DIRECTIONS: Reproduce the listing below exactly, minus its pictures.
▬▬▬
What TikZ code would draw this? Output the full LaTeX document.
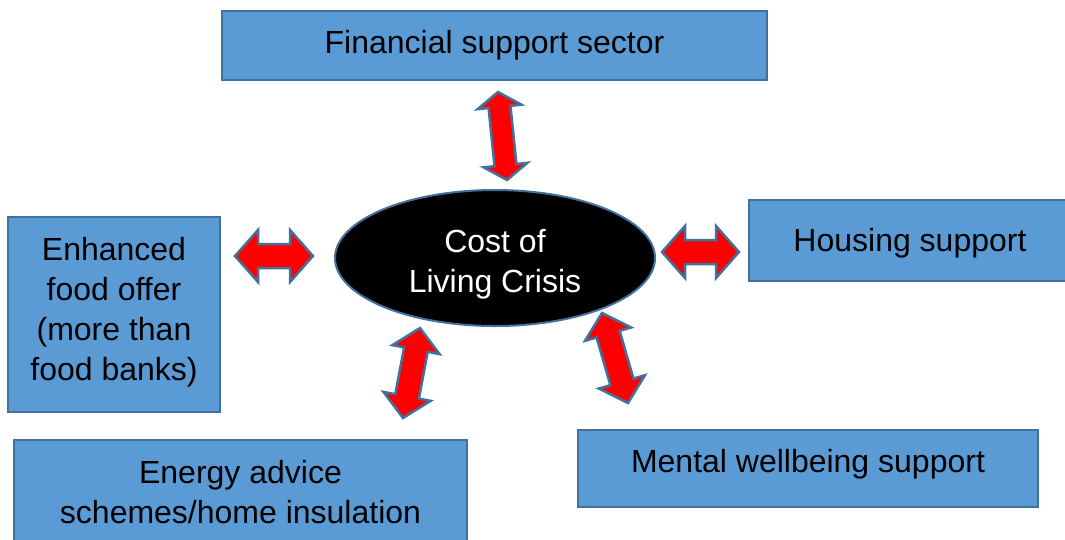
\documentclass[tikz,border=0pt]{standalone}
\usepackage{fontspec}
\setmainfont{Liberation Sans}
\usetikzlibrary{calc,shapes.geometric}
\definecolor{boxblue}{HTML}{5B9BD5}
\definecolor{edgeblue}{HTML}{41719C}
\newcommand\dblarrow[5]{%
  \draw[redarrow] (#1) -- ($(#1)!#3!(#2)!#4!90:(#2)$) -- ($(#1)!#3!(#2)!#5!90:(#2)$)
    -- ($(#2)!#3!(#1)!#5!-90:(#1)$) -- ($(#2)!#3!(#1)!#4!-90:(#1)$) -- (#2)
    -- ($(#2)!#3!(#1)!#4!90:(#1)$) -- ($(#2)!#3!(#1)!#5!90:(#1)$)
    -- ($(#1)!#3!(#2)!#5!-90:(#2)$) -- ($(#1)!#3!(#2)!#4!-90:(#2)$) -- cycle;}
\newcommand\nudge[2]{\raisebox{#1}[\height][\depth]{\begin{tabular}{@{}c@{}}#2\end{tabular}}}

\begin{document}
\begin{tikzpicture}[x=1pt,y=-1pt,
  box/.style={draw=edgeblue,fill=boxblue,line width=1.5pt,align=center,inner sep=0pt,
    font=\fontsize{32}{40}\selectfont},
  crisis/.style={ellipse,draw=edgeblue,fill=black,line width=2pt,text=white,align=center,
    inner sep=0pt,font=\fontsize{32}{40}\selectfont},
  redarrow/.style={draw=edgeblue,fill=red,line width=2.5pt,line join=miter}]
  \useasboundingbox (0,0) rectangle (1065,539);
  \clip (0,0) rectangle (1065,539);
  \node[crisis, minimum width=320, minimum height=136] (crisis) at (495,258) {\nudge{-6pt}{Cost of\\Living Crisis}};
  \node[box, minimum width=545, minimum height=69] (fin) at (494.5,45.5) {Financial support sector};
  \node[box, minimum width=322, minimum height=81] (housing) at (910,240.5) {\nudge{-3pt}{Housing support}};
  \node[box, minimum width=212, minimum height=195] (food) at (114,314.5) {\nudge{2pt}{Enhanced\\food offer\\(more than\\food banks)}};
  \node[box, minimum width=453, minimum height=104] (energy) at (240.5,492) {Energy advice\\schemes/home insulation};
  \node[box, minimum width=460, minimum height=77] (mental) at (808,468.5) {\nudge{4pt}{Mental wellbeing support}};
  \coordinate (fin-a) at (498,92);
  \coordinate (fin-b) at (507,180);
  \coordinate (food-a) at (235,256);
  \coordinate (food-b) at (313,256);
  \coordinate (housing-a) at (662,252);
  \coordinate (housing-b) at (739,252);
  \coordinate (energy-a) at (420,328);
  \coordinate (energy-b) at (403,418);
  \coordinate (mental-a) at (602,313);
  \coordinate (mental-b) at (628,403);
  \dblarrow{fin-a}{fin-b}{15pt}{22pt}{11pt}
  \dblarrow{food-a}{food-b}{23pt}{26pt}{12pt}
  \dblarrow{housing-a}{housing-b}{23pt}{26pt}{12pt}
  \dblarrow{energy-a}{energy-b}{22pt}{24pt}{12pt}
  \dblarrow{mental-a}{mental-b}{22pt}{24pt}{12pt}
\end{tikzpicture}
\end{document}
▬▬▬
OUTPUT BELOW:
What TikZ code would draw this? Output the full LaTeX document.
\documentclass[tikz,border=0pt]{standalone}
\usepackage{fontspec}
\setmainfont{Liberation Sans}
\usetikzlibrary{calc,shapes.geometric}
\definecolor{boxblue}{HTML}{5B9BD5}
\definecolor{edgeblue}{HTML}{41719C}
\newcommand\dblarrow[5]{%
  \draw[redarrow] (#1) -- ($(#1)!#3!(#2)!#4!90:(#2)$) -- ($(#1)!#3!(#2)!#5!90:(#2)$)
    -- ($(#2)!#3!(#1)!#5!-90:(#1)$) -- ($(#2)!#3!(#1)!#4!-90:(#1)$) -- (#2)
    -- ($(#2)!#3!(#1)!#4!90:(#1)$) -- ($(#2)!#3!(#1)!#5!90:(#1)$)
    -- ($(#1)!#3!(#2)!#5!-90:(#2)$) -- ($(#1)!#3!(#2)!#4!-90:(#2)$) -- cycle;}
\newcommand\nudge[2]{\raisebox{#1}[\height][\depth]{\begin{tabular}{@{}c@{}}#2\end{tabular}}}

\begin{document}
\begin{tikzpicture}[x=1pt,y=-1pt,
  box/.style={draw=edgeblue,fill=boxblue,line width=1.5pt,align=center,inner sep=0pt,
    font=\fontsize{32}{40}\selectfont},
  crisis/.style={ellipse,draw=edgeblue,fill=black,line width=2pt,text=white,align=center,
    inner sep=0pt,font=\fontsize{32}{40}\selectfont},
  redarrow/.style={draw=edgeblue,fill=red,line width=2.5pt,line join=miter}]
  \useasboundingbox (0,0) rectangle (1065,539);
  \clip (0,0) rectangle (1065,539);
  \node[crisis, minimum width=320, minimum height=136] (crisis) at (495,258) {\nudge{-6pt}{Cost of\\Living Crisis}};
  \node[box, minimum width=545, minimum height=69] (fin) at (494.5,45.5) {Financial support sector};
  \node[box, minimum width=322, minimum height=81] (housing) at (910,240.5) {\nudge{-3pt}{Housing support}};
  \node[box, minimum width=212, minimum height=195] (food) at (114,314.5) {\nudge{2pt}{Enhanced\\food offer\\(more than\\food banks)}};
  \node[box, minimum width=453, minimum height=104] (energy) at (240.5,492) {Energy advice\\schemes/home insulation};
  \node[box, minimum width=460, minimum height=77] (mental) at (808,468.5) {\nudge{4pt}{Mental wellbeing support}};
  \coordinate (fin-a) at (498,92);
  \coordinate (fin-b) at (507,180);
  \coordinate (food-a) at (235,256);
  \coordinate (food-b) at (313,256);
  \coordinate (housing-a) at (662,252);
  \coordinate (housing-b) at (739,252);
  \coordinate (energy-a) at (420,328);
  \coordinate (energy-b) at (403,418);
  \coordinate (mental-a) at (602,313);
  \coordinate (mental-b) at (628,403);
  \dblarrow{fin-a}{fin-b}{15pt}{22pt}{11pt}
  \dblarrow{food-a}{food-b}{23pt}{26pt}{12pt}
  \dblarrow{housing-a}{housing-b}{23pt}{26pt}{12pt}
  \dblarrow{energy-a}{energy-b}{22pt}{24pt}{12pt}
  \dblarrow{mental-a}{mental-b}{22pt}{24pt}{12pt}
\end{tikzpicture}
\end{document}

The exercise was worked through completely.